● WHAT IS REQUIRED
Count how many lines hold the string "this". Give that number alone.

◇ ◇ ◇ ◇ ◇ ◇ ◇

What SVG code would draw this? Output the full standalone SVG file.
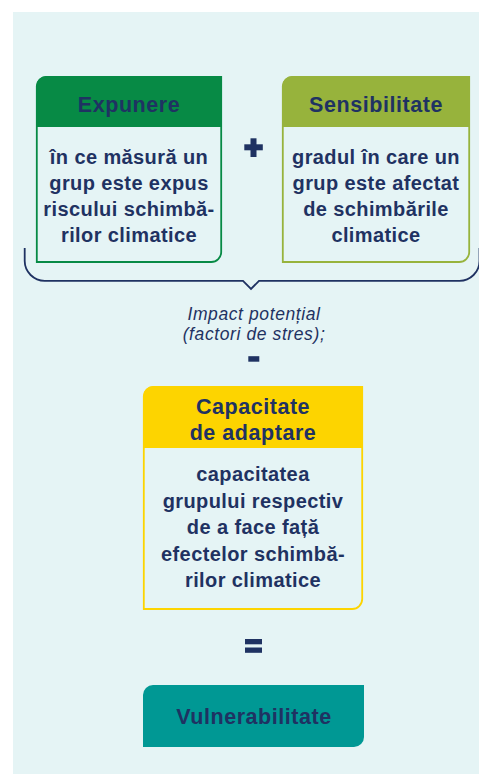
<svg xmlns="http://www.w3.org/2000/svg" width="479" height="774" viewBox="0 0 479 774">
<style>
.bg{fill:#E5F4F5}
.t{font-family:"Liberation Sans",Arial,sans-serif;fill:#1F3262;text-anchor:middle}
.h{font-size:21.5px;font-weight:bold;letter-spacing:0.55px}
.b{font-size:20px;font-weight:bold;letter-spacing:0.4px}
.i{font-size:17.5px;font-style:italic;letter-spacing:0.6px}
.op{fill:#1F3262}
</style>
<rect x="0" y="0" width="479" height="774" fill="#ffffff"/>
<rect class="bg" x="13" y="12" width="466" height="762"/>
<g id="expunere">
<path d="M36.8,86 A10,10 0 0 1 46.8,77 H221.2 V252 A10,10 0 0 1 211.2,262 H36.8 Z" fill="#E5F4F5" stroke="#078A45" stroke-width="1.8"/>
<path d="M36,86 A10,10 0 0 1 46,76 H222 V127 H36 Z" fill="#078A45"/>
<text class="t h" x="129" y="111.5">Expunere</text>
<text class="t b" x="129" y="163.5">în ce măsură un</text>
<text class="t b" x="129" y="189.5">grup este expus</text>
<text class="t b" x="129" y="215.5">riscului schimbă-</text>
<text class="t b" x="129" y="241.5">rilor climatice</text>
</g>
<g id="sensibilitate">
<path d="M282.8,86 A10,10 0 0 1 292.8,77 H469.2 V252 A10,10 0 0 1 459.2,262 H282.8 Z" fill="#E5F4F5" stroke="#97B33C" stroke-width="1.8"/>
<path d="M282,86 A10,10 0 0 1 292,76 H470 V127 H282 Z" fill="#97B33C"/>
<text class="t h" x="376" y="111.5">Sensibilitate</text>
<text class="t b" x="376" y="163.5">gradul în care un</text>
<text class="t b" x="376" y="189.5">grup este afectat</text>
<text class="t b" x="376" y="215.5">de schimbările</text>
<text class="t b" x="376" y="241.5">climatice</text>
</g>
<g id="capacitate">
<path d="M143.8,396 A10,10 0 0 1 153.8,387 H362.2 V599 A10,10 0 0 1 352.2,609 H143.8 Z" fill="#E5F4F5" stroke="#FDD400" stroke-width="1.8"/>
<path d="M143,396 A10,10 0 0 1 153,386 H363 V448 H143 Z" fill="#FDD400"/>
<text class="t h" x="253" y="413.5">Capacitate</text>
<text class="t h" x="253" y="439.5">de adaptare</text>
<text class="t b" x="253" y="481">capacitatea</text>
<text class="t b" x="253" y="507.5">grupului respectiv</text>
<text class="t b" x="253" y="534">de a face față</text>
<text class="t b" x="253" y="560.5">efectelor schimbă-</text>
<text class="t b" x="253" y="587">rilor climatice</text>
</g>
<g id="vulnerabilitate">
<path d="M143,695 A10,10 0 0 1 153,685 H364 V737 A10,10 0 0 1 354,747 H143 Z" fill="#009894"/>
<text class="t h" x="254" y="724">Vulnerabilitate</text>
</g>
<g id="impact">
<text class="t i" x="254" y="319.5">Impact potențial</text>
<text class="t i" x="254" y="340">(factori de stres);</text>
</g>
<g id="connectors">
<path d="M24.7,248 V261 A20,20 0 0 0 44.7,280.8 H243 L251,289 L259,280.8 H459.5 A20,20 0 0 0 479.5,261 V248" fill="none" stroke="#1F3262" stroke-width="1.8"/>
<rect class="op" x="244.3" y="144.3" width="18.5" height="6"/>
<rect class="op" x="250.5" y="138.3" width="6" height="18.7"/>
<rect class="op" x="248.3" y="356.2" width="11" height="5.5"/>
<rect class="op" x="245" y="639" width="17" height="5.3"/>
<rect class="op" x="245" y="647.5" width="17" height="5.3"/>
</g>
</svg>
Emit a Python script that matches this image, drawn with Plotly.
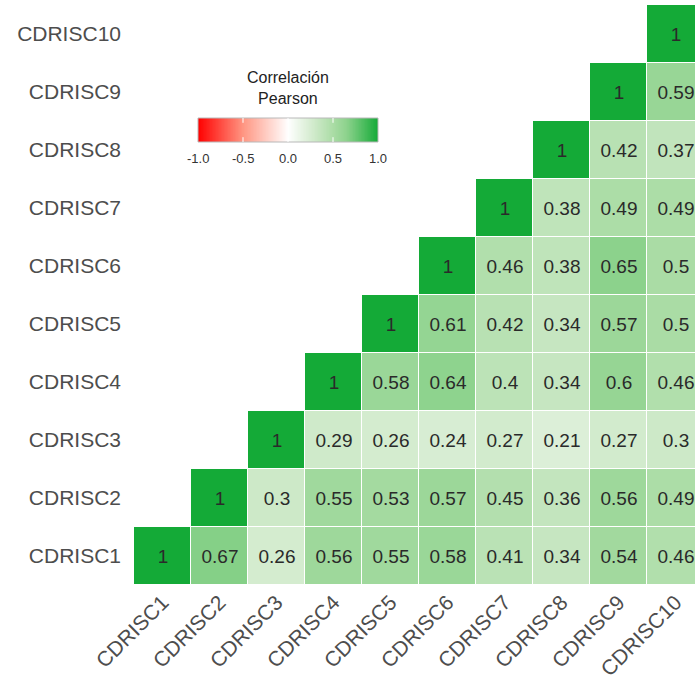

◇ ◇ ◇ ◇ ◇ ◇ ◇

● RESPONSE TO THE EXERCISE
2